Part of a data file:

******************************

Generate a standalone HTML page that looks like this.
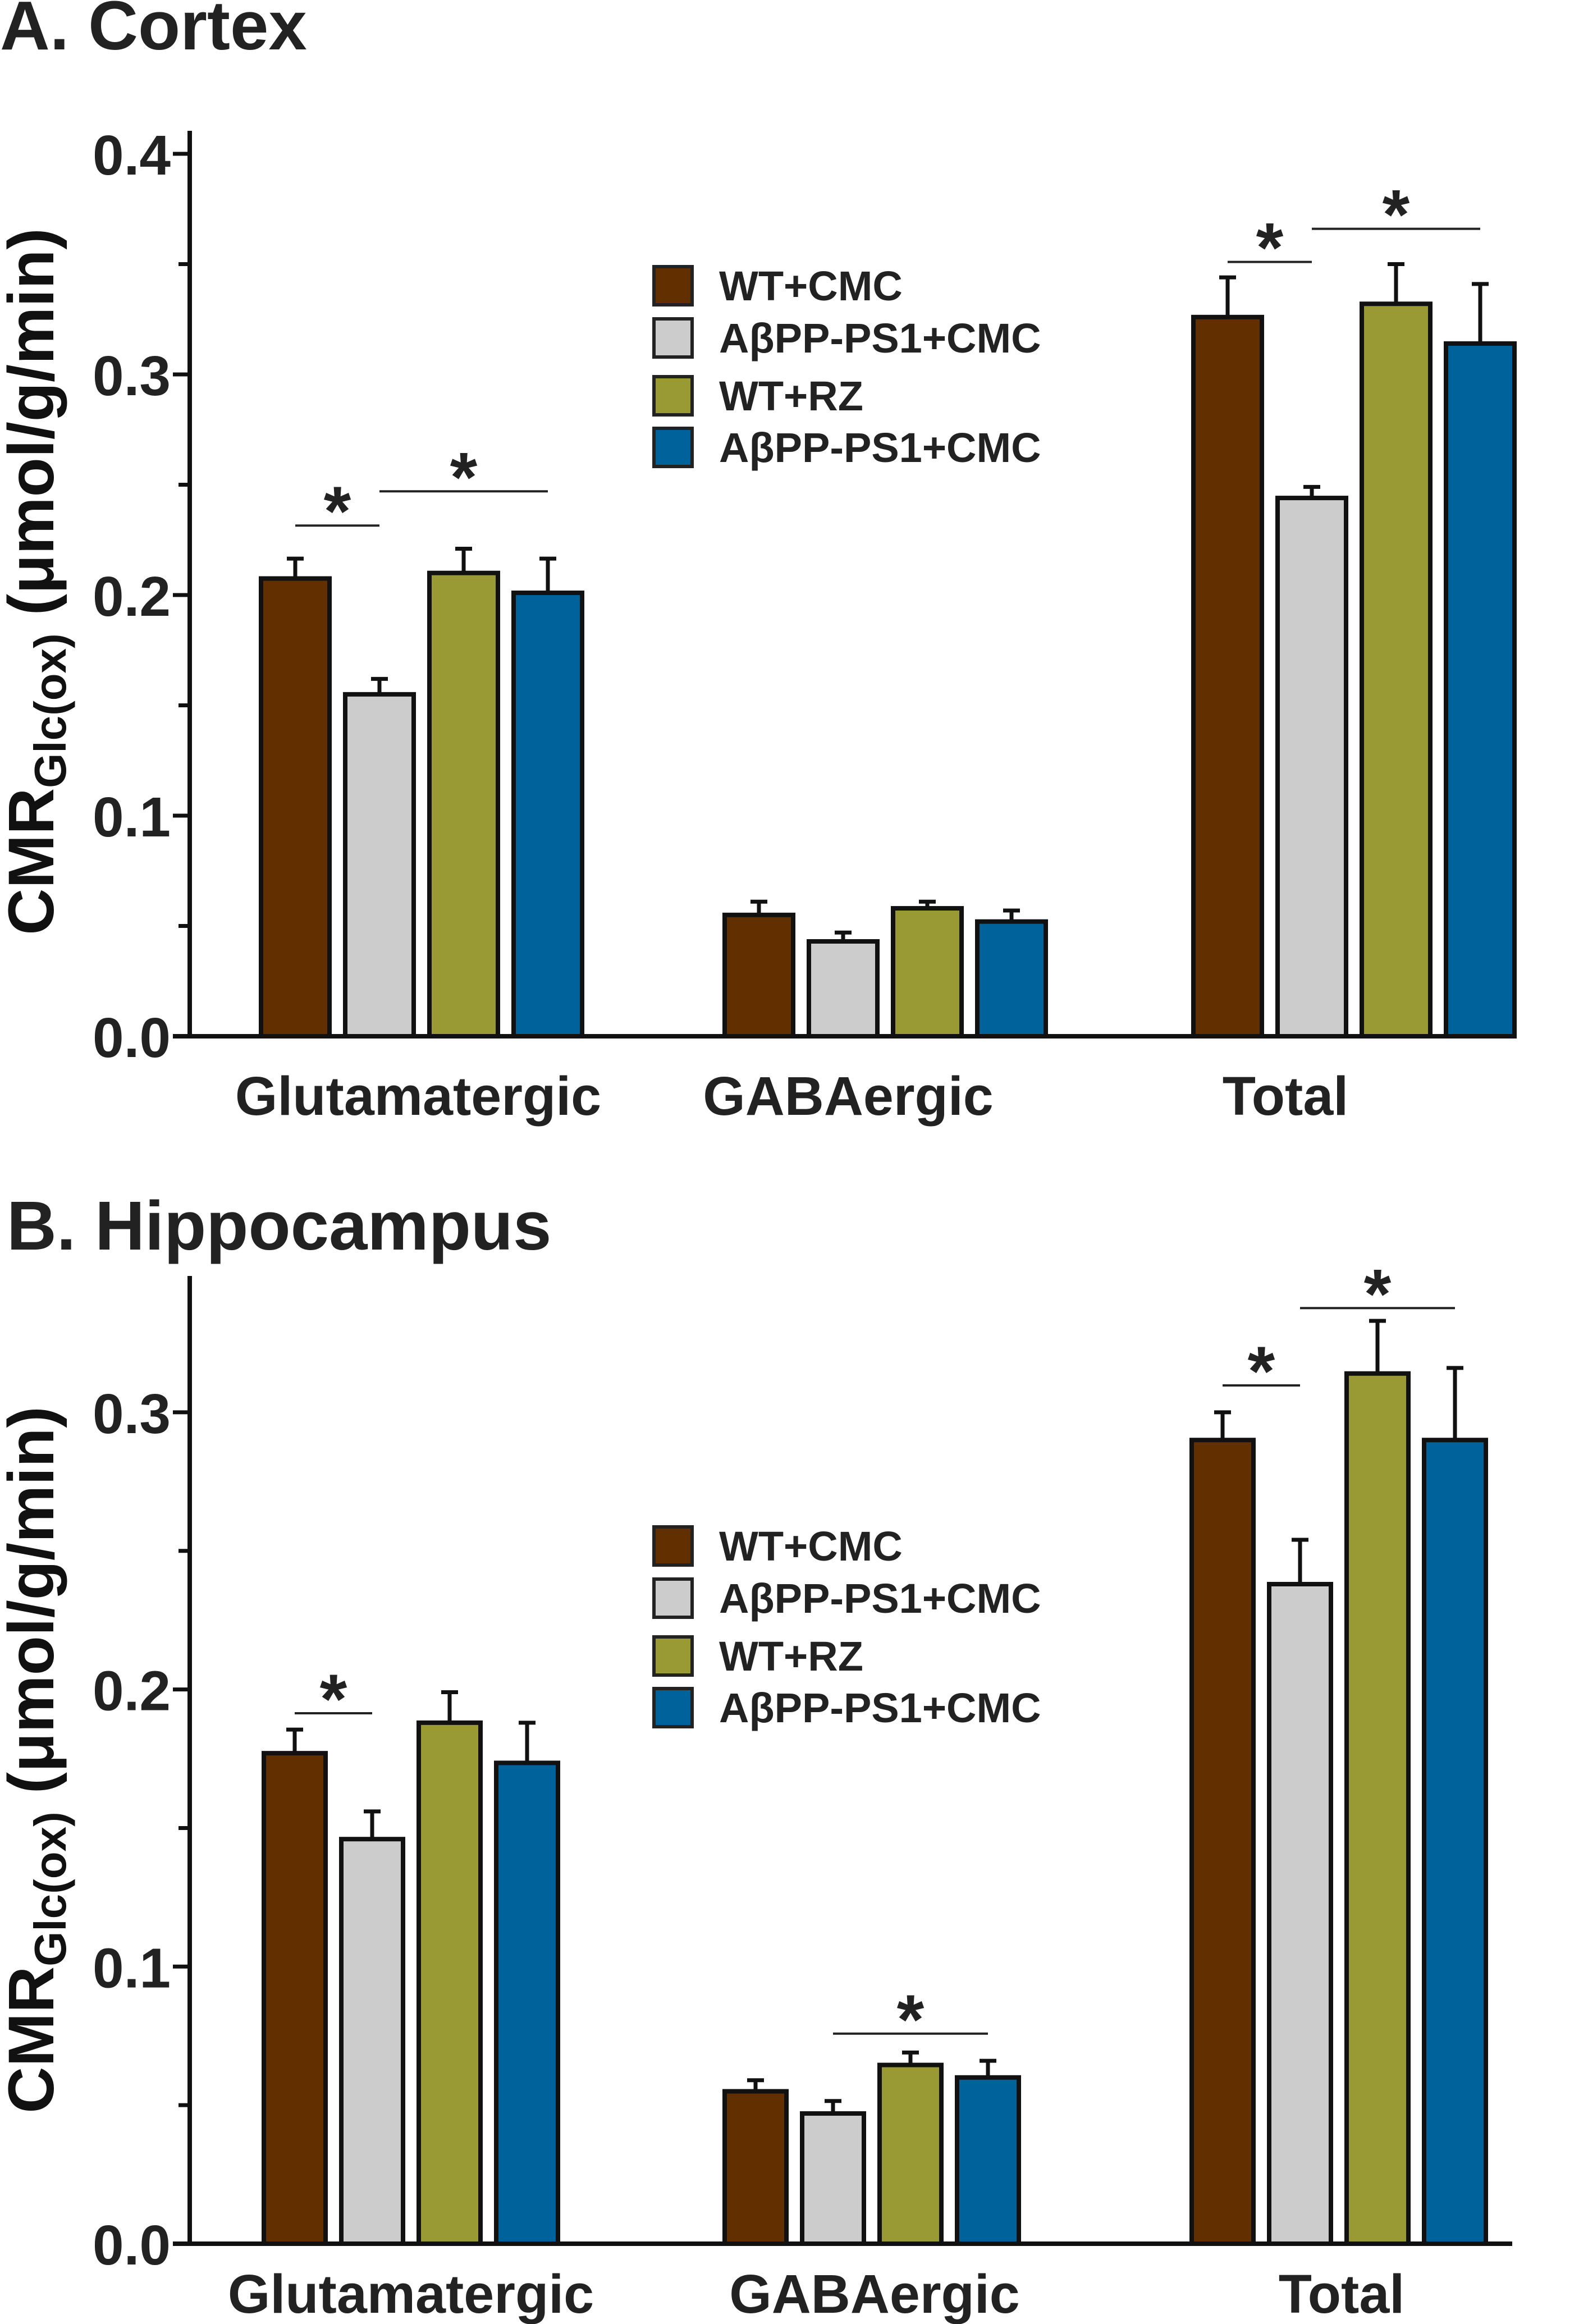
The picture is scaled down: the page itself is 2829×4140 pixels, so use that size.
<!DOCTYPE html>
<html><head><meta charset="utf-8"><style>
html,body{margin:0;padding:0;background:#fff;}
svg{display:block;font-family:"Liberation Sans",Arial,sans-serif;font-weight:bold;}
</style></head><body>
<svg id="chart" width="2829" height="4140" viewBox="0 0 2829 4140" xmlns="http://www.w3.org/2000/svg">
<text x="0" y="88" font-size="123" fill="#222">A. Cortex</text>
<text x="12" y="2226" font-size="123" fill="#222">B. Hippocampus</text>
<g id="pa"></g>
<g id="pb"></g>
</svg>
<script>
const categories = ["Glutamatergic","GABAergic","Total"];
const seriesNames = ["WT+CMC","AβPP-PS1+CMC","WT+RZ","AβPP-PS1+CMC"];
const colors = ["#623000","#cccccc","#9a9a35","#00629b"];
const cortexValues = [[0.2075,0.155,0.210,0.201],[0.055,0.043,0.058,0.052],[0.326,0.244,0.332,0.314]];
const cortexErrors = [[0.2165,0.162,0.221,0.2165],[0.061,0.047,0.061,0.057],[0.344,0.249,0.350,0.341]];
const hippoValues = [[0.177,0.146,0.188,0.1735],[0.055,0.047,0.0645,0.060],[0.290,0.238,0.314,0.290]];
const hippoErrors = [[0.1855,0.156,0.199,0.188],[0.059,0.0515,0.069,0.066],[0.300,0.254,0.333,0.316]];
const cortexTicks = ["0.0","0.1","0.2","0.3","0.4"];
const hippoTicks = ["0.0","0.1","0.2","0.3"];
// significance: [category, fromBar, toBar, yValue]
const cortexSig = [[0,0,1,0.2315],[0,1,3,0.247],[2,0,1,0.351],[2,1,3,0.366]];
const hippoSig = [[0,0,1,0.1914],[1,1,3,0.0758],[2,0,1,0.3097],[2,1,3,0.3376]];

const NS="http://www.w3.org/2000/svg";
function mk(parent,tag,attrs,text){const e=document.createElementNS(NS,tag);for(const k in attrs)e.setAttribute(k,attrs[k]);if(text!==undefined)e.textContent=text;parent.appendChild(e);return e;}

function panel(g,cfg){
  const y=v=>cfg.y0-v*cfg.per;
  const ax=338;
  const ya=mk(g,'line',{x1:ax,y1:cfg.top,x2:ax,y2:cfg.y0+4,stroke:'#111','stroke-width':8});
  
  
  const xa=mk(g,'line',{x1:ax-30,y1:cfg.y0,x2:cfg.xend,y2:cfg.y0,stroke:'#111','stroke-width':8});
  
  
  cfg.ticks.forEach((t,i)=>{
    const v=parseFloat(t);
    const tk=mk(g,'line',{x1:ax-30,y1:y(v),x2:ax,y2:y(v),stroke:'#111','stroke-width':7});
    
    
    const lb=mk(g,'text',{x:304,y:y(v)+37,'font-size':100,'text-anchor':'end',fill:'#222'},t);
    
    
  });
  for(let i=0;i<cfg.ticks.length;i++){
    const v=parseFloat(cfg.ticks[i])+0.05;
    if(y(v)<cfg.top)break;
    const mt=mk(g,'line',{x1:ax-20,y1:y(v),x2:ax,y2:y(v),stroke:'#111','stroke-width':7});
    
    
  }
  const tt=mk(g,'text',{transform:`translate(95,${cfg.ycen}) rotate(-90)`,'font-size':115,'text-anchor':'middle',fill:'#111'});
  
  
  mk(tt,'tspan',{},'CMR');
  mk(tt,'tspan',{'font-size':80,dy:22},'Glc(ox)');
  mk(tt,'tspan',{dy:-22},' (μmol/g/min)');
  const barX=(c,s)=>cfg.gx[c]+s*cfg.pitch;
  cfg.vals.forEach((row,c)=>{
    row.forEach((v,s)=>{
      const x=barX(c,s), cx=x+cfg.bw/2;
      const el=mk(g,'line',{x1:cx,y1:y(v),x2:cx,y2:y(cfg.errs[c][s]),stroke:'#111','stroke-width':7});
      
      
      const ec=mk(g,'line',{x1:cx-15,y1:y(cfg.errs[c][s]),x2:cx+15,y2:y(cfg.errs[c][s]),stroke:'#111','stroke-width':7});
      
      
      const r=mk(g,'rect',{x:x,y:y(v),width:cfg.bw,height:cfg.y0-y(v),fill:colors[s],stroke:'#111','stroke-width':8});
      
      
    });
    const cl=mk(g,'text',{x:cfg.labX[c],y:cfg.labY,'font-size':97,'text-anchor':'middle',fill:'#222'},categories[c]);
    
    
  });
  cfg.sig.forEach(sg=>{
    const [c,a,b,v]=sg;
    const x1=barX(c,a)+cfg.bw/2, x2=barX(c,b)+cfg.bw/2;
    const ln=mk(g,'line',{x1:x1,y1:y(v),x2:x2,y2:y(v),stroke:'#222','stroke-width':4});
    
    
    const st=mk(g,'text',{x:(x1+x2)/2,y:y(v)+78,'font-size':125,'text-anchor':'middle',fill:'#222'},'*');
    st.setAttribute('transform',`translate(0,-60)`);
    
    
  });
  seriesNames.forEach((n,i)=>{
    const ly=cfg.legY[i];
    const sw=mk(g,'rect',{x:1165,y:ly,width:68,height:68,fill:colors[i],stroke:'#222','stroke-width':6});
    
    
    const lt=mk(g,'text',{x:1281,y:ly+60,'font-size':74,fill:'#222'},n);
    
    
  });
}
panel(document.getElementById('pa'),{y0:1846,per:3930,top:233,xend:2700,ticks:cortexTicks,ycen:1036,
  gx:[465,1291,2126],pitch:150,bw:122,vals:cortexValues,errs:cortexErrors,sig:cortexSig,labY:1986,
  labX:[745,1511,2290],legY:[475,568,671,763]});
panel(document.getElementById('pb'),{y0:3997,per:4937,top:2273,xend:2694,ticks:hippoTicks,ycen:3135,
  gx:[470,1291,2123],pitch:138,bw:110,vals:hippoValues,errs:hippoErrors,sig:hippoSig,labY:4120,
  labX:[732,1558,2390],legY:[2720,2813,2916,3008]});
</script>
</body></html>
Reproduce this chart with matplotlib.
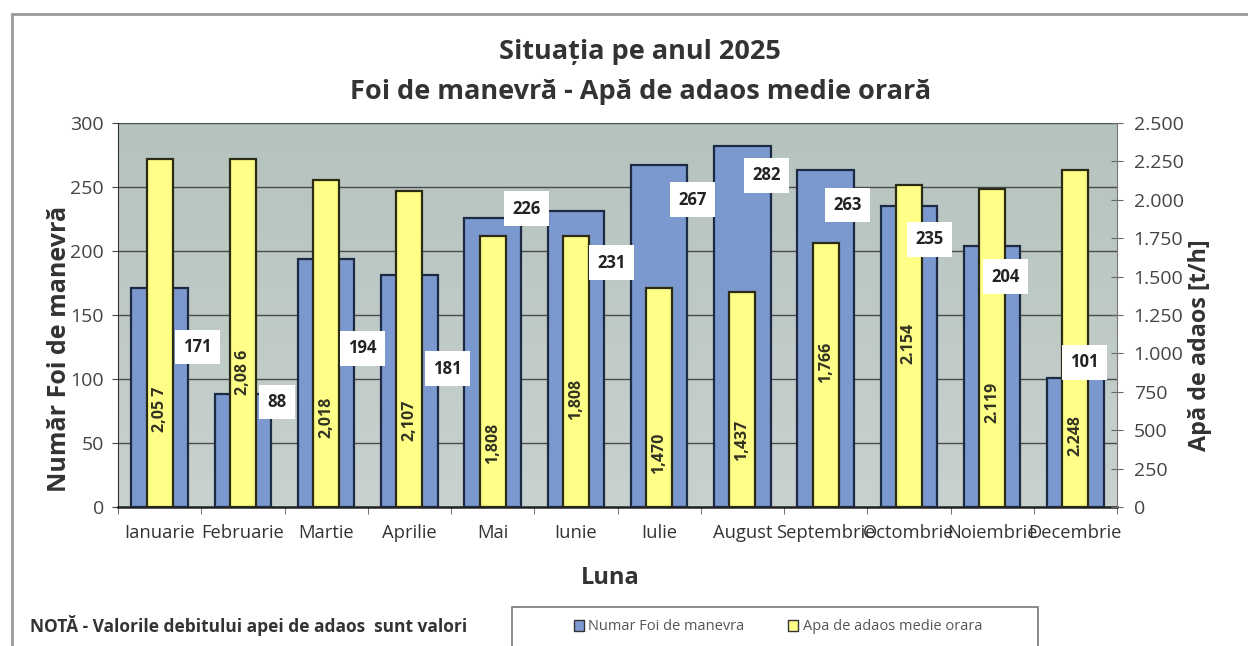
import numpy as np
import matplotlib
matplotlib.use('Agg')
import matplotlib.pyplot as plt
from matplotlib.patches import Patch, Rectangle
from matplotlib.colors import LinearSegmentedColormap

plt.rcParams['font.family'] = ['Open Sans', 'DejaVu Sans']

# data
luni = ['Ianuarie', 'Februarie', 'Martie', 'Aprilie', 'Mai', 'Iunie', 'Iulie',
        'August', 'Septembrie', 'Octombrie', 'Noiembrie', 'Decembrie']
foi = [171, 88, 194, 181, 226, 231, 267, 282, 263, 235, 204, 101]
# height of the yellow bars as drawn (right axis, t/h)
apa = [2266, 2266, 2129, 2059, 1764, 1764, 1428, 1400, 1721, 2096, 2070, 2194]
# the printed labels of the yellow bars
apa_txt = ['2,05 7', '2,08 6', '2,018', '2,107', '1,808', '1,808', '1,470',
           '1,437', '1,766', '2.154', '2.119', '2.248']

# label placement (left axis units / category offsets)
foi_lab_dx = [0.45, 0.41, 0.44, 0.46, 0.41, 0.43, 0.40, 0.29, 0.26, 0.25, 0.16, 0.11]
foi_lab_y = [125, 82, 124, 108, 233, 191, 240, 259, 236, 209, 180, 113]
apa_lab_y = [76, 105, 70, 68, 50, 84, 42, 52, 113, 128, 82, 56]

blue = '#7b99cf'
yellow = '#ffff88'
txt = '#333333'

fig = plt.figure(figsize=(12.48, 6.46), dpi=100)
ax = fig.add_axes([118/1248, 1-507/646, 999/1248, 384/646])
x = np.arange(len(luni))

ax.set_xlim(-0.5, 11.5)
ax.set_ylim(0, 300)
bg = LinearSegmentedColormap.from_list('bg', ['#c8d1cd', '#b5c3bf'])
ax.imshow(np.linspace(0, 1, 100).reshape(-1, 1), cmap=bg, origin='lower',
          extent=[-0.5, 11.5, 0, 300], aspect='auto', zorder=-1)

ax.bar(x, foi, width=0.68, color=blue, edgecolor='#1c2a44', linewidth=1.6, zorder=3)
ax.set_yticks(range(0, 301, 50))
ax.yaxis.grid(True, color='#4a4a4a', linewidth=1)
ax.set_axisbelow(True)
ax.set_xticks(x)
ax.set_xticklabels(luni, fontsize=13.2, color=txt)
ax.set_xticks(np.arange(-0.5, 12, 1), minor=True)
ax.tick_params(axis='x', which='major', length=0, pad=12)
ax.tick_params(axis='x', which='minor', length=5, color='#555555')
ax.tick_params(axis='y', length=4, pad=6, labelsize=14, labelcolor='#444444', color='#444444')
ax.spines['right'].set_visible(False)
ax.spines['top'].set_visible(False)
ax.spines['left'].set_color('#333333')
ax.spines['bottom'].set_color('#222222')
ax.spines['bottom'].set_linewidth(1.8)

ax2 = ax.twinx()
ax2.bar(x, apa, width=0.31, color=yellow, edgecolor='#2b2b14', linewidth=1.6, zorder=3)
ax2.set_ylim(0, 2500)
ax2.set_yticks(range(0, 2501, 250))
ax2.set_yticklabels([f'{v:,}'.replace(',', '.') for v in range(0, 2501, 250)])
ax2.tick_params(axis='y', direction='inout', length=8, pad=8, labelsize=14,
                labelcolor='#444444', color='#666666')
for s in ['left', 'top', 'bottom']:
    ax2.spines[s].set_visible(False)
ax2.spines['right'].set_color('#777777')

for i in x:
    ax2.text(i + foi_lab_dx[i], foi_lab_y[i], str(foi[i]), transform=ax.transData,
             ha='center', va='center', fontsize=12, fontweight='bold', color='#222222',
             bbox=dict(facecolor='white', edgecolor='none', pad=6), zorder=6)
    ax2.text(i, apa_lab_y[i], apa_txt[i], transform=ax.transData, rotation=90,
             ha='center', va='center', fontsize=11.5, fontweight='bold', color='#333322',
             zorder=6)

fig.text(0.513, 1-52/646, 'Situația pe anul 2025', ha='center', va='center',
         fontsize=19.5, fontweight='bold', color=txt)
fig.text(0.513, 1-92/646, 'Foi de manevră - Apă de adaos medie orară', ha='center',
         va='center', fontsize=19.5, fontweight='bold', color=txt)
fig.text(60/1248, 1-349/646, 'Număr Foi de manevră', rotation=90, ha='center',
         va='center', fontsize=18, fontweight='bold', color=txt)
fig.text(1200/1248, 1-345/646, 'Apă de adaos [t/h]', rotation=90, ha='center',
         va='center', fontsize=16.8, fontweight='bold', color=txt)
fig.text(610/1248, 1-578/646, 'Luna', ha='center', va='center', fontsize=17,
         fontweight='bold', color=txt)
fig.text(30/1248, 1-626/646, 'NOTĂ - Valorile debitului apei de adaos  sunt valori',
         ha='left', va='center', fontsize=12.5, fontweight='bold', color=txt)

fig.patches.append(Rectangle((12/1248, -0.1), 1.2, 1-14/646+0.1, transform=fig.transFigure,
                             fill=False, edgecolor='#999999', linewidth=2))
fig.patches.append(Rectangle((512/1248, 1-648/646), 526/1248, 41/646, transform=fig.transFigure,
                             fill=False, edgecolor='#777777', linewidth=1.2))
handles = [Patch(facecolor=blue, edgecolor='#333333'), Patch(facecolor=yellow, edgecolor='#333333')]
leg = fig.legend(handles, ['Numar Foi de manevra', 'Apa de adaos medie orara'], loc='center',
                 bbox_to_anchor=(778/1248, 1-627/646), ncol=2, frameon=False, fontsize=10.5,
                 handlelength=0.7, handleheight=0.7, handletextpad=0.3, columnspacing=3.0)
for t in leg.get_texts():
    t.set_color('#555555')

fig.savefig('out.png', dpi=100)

******************************

Exercise goal: Look above for the line with "Reproduce this chart with matplotlib." and the line with "x = np.arange(len(luni))"; set down those two lines and all lines between them exactly, without pictures and without anything else.

Written solution:
Reproduce this chart with matplotlib.
import numpy as np
import matplotlib
matplotlib.use('Agg')
import matplotlib.pyplot as plt
from matplotlib.patches import Patch, Rectangle
from matplotlib.colors import LinearSegmentedColormap

plt.rcParams['font.family'] = ['Open Sans', 'DejaVu Sans']

# data
luni = ['Ianuarie', 'Februarie', 'Martie', 'Aprilie', 'Mai', 'Iunie', 'Iulie',
        'August', 'Septembrie', 'Octombrie', 'Noiembrie', 'Decembrie']
foi = [171, 88, 194, 181, 226, 231, 267, 282, 263, 235, 204, 101]
# height of the yellow bars as drawn (right axis, t/h)
apa = [2266, 2266, 2129, 2059, 1764, 1764, 1428, 1400, 1721, 2096, 2070, 2194]
# the printed labels of the yellow bars
apa_txt = ['2,05 7', '2,08 6', '2,018', '2,107', '1,808', '1,808', '1,470',
           '1,437', '1,766', '2.154', '2.119', '2.248']

# label placement (left axis units / category offsets)
foi_lab_dx = [0.45, 0.41, 0.44, 0.46, 0.41, 0.43, 0.40, 0.29, 0.26, 0.25, 0.16, 0.11]
foi_lab_y = [125, 82, 124, 108, 233, 191, 240, 259, 236, 209, 180, 113]
apa_lab_y = [76, 105, 70, 68, 50, 84, 42, 52, 113, 128, 82, 56]

blue = '#7b99cf'
yellow = '#ffff88'
txt = '#333333'

fig = plt.figure(figsize=(12.48, 6.46), dpi=100)
ax = fig.add_axes([118/1248, 1-507/646, 999/1248, 384/646])
x = np.arange(len(luni))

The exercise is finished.